Il sort en 1979 Golozo et Azonadé en 1980. En 1981, sort l’album Zouzou Palegué. L’artiste termine sa carrière avec l’album Tizeré avec notamment une chanson en hommage au politicien Konan Bédié en 1982 et une autre, dédiée au président Félix Houphouët-Boigny, intitulé Houphouët-Boigny Zeguehi.
A cette époque, Ernesto Djédjé, proche du parti unique au pouvoir, le PDCI-RDA, était le « chouchou » du président Félix Houphouët-Boigny et d’Henri Konan Bédié : aucune conférence ou réception présidentielle de haute importance n’était organisée sans une prestation du « Gnoantré national ». Il était souvent invité à se produire à La Première avec l’orchestre de la Radiodiffusion-Télévision ivoirienne dont faisaient partie Antoinette Konan, Waïpa Saberty ou encore Chantal Taïba.

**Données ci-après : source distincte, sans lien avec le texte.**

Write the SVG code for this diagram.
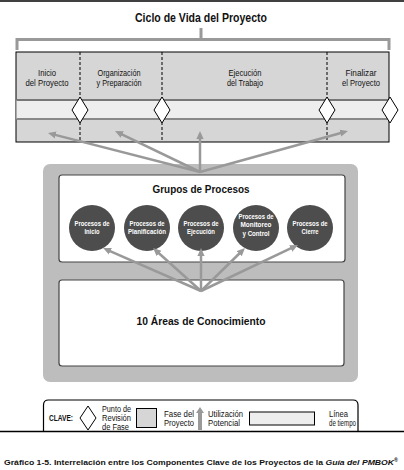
<svg xmlns="http://www.w3.org/2000/svg" width="404" height="470" viewBox="0 0 404 470">
<style>
text{font-family:"Liberation Sans",Arial,sans-serif;fill:#111;}
.b{font-weight:bold;}
.ph{font-size:9px;text-anchor:middle;}
.ct{font-size:7px;font-weight:bold;fill:#fff;text-anchor:middle;}
.lg{font-size:8.5px;}
.dash{stroke:#000;stroke-width:1;stroke-dasharray:3,2;}
.dia{fill:#fff;stroke:#000;stroke-width:1;}
.arr{stroke:#999;stroke-width:2.5;fill:none;}
.circ{fill:#4d4d4d;}
.wbox{fill:#fff;stroke:#444;stroke-width:1.2;}
</style>
<defs>
<marker id="ah" viewBox="0 0 10 10" refX="2" refY="5" markerWidth="8" markerHeight="8" markerUnits="userSpaceOnUse" orient="auto">
<path d="M0,0.5 L10,5 L0,9.5 z" fill="#999"/>
</marker>
</defs>
<rect x="0" y="0" width="404" height="470" fill="#fff"/>
<line x1="0" y1="1" x2="404" y2="1" stroke="#000" stroke-width="1.5"/>

<g id="lifecycle">
<text class="b" x="201" y="22" font-size="12" text-anchor="middle" textLength="132" lengthAdjust="spacingAndGlyphs">Ciclo de Vida del Proyecto</text>
<path d="M201,28 V39.5 M17,50 V39.5 H389 V50" fill="none" stroke="#999" stroke-width="3"/>
<rect x="16" y="52" width="373" height="90" fill="#d6d6d6" stroke="#000" stroke-width="1"/>
<rect x="16.5" y="100" width="372" height="19" fill="#eeeeee"/>
<line x1="16.5" y1="100" x2="388.5" y2="100" stroke="#777" stroke-width="2"/>
<line x1="16.5" y1="119" x2="388.5" y2="119" stroke="#888" stroke-width="2"/>
<line class="dash" x1="80" y1="52" x2="80" y2="142"/>
<line class="dash" x1="162" y1="52" x2="162" y2="142"/>
<line class="dash" x1="327" y1="52" x2="327" y2="142"/>
</g>
<g id="phase-inicio">
<text class="ph" x="47" y="75.5" textLength="18" lengthAdjust="spacingAndGlyphs">Inicio</text>
<text class="ph" x="47" y="85.5" textLength="43" lengthAdjust="spacingAndGlyphs">del Proyecto</text>
</g>
<g id="phase-organizacion">
<text class="ph" x="119" y="75.5" textLength="43" lengthAdjust="spacingAndGlyphs">Organización</text>
<text class="ph" x="119" y="85.5" textLength="45" lengthAdjust="spacingAndGlyphs">y Preparación</text>
</g>
<g id="phase-ejecucion">
<text class="ph" x="245" y="75.5" textLength="33" lengthAdjust="spacingAndGlyphs">Ejecución</text>
<text class="ph" x="245" y="85.5" textLength="36" lengthAdjust="spacingAndGlyphs">del Trabajo</text>
</g>
<g id="phase-finalizar">
<text class="ph" x="361" y="75.5" textLength="31" lengthAdjust="spacingAndGlyphs">Finalizar</text>
<text class="ph" x="361" y="85.5" textLength="38" lengthAdjust="spacingAndGlyphs">el Proyecto</text>
</g>
<g id="gates">
<path class="dia" d="M80,97 L88,110 L80,123 L72,110 z"/>
<path class="dia" d="M162,97 L170,110 L162,123 L154,110 z"/>
<path class="dia" d="M327,97 L335,110 L327,123 L319,110 z"/>
<path class="dia" d="M390,97 L398,110 L390,123 L382,110 z"/>
</g>

<g id="process-frame">
<rect x="43" y="164" width="315" height="218" rx="7" fill="#bdbdbd"/>
</g>
<g id="grupos">
<rect class="wbox" x="59" y="175" width="286" height="87" rx="3"/>
<text class="b" x="201" y="193" font-size="11" text-anchor="middle" textLength="97" lengthAdjust="spacingAndGlyphs">Grupos de Procesos</text>
</g>
<g id="p-inicio">
<circle class="circ" cx="92" cy="228" r="23"/>
<text class="ct" x="92" y="226" textLength="35" lengthAdjust="spacingAndGlyphs">Procesos de</text>
<text class="ct" x="92" y="234" textLength="15" lengthAdjust="spacingAndGlyphs">Inicio</text>
</g>
<g id="p-planificacion">
<circle class="circ" cx="147" cy="228" r="23"/>
<text class="ct" x="147" y="226" textLength="35" lengthAdjust="spacingAndGlyphs">Procesos de</text>
<text class="ct" x="147" y="234" textLength="38" lengthAdjust="spacingAndGlyphs">Planificación</text>
</g>
<g id="p-ejecucion">
<circle class="circ" cx="201" cy="228" r="23"/>
<text class="ct" x="201" y="226" textLength="35" lengthAdjust="spacingAndGlyphs">Procesos de</text>
<text class="ct" x="201" y="234" textLength="28" lengthAdjust="spacingAndGlyphs">Ejecución</text>
</g>
<g id="p-monitoreo">
<circle class="circ" cx="256" cy="228" r="23"/>
<text class="ct" x="256" y="218.5" textLength="35" lengthAdjust="spacingAndGlyphs">Procesos de</text>
<text class="ct" x="256" y="227" textLength="31" lengthAdjust="spacingAndGlyphs">Monitoreo</text>
<text class="ct" x="256" y="235.5" textLength="27" lengthAdjust="spacingAndGlyphs">y Control</text>
</g>
<g id="p-cierre">
<circle class="circ" cx="310" cy="228" r="23"/>
<text class="ct" x="310" y="226" textLength="35" lengthAdjust="spacingAndGlyphs">Procesos de</text>
<text class="ct" x="310" y="234" textLength="17" lengthAdjust="spacingAndGlyphs">Cierre</text>
</g>
<g id="areas">
<rect class="wbox" x="59" y="280" width="285" height="86" rx="3"/>
<text class="b" x="201" y="325" font-size="11.5" text-anchor="middle" textLength="129" lengthAdjust="spacingAndGlyphs">10 Áreas de Conocimiento</text>
</g>

<g id="connectors">
<path class="arr" marker-end="url(#ah)" d="M200,172 L54.2,134.6"/>
<path class="arr" marker-end="url(#ah)" d="M200,172 L120.8,133.8"/>
<path class="arr" marker-end="url(#ah)" d="M200,172 L200,137.4"/>
<path class="arr" marker-end="url(#ah)" d="M200,172 L341.8,132.7"/>
<path class="arr" marker-end="url(#ah)" d="M201,291 L108.9,250.6"/>
<path class="arr" marker-end="url(#ah)" d="M201,291 L157.8,252.3"/>
<path class="arr" marker-end="url(#ah)" d="M201,291 L201,254.4"/>
<path class="arr" marker-end="url(#ah)" d="M201,291 L240.4,252.5"/>
<path class="arr" marker-end="url(#ah)" d="M201,291 L292.2,247.7"/>
</g>

<g id="legend">
<path d="M43.5,431 V405 Q43.5,400 48.5,400 H353 Q358,400 358,405 V431" fill="#fff" stroke="#000" stroke-width="1.2"/>
<line x1="0" y1="431.5" x2="404" y2="431.5" stroke="#000" stroke-width="1.5"/>
<text class="lg b" x="49" y="421" textLength="24" lengthAdjust="spacingAndGlyphs">CLAVE:</text>
<path class="dia" d="M88,406 L96,418 L88,430 L80,418 z"/>
<text class="lg" x="102" y="412" textLength="29" lengthAdjust="spacingAndGlyphs">Punto de</text>
<text class="lg" x="102" y="421" textLength="29" lengthAdjust="spacingAndGlyphs">Revisión</text>
<text class="lg" x="102" y="430" textLength="27" lengthAdjust="spacingAndGlyphs">de Fase</text>
<rect x="136.5" y="408.5" width="20" height="19" fill="#d6d6d6" stroke="#000" stroke-width="1"/>
<text class="lg" x="164" y="417" textLength="30" lengthAdjust="spacingAndGlyphs">Fase del</text>
<text class="lg" x="164" y="426" textLength="30" lengthAdjust="spacingAndGlyphs">Proyecto</text>
<path d="M200,407 L204,413 L202,413 L202,430 L198,430 L198,413 L196,413 z" fill="#999"/>
<text class="lg" x="208" y="417" textLength="35" lengthAdjust="spacingAndGlyphs">Utilización</text>
<text class="lg" x="208" y="426" textLength="32" lengthAdjust="spacingAndGlyphs">Potencial</text>
<rect x="249.5" y="412" width="65" height="13" fill="#eeeeee" stroke="#000" stroke-width="1"/>
<text class="lg" x="329" y="417" textLength="19" lengthAdjust="spacingAndGlyphs">Línea</text>
<text class="lg" x="329" y="426" textLength="27" lengthAdjust="spacingAndGlyphs">de tiempo</text>
</g>

<g id="caption">
<text class="b" x="4" y="465" font-size="8" textLength="394" lengthAdjust="spacingAndGlyphs">Gráfico 1-5. Interrelación entre los Componentes Clave de los Proyectos de la <tspan font-style="italic">Guía del PMBOK</tspan><tspan font-size="5" dy="-3">®</tspan></text>
</g>
</svg>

Il fit alors les beaux jours de Radio Côte d’Ivoire, y compris après son brusque décès en juin 1983 à Yamoussoukro.
Ernesto Djédjé décède brusquement le 9 juin 1983 à l’hôpital militaire de Yamoussoukro à l’âge de 35 ans.
Sa mort constitua un choc pour la nation ivoirienne.
Officiellement, l’artiste est décédé consécutivement à un empoisonnement après son retour de voyage de Ouagadougou au Burkina Faso lors d’un repas à Yamoussoukro. A ce jour, aucun résultat d’enquête n’est disponible. Le 30 juillet 1983 son corps fut exposé au Stade de Tahiraguhé.
Ses funérailles dureront plusieurs jours avec la prestation de plusieurs artistes tels Johnny Lafleur, Alpha Blondy ou encore Allah Thérèse.